WTO: Perdagangan global tetap tangguh di tengah konflik Rusia-Ukraina
Jumat, 24 Februari 2023 16:08 WIB
Jenewa (ANTARA) - Perdagangan global tetap tangguh dan menunjukkan kinerja yang lebih baik dibandingkan prediksi pesimistis untuk 2022, seiring sejumlah perekonomian yang sangat terdampak oleh konflik Rusia-Ukraina berhasil menemukan sumber-sumber pasokan alternatif, kata Organisasi Perdagangan Dunia (WTO) dalam informasi yang dirilis pada Kamis (23/2).
Menurut lembar informasi tersebut, pertumbuhan perdagangan pada 2022 berada di atas prakiraan WTO sebesar 3 persen yang dirilis pada April tahun lalu dan jauh lebih tinggi dari perkiraannya dalam skenario yang lebih pesimistis untuk tahun ini.
Untuk prospek dengan jangka waktu lebih panjang, sejumlah simulasi baru WTO menunjukkan pentingnya memperkuat sistem perdagangan multilateral, dengan negara-negara kurang berkembang kemungkinan akan menjadi yang terdampak paling parah jika kerja sama internasional gagal.
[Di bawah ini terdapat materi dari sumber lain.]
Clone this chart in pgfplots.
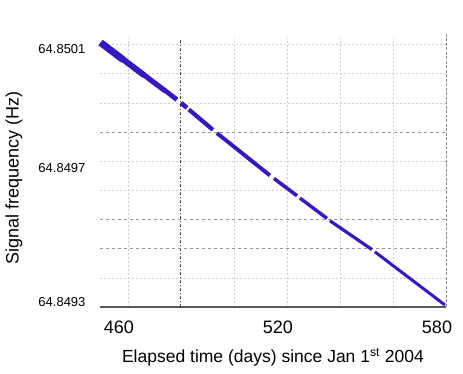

"Terlepas dari kekacauan yang terjadi, kami melihat setelah satu tahun berlalu, arus perdagangan masih terbuka," kata Ossa. Perdagangan global belum mengalami prediksi terburuk yang diramalkan pada awal krisis, imbuhnya.
"Harga pangan yang naik tajam dan krisis pasokan belum terjadi berkat keterbukaan sistem perdagangan multilateral dan kerja sama yang telah dilakukan sejumlah pemerintah di WTO," kata Ossa.
Para mitra perdagangan menemukan sumber-sumber alternatif untuk mengisi kekosongan tentang sebagian besar produk yang terdampak konflik, seperti gandum, jagung, produk bunga matahari, pupuk, bahan bakar, dan paladium, mineral tanah jarang yang digunakan dalam konverter katalitik untuk mobil, urai lembar informasi itu.
Sebagai contoh, harga gandum mengalami kenaikan sebesar 17 persen, jauh lebih rendah dari simulasi staf Sekretariat WTO sebesar 85 persen di beberapa kawasan berpendapatan rendah.
Lebih lanjut, lembar informasi tersebut menemukan bahwa ketika ekspor Ukraina turun sebesar 30 persen pada 2022 dari segi nilai, sejumlah besar perekonomian Afrika menyesuaikan pola sumber mereka. Ethiopia, yang dahulu mengandalkan Ukraina dan Rusia untuk 45 persen dari impor gandumnya, meningkatkan pembeliannya dari sejumlah produsen lain seperti Amerika Serikat dan Argentina, demikian Xinhua.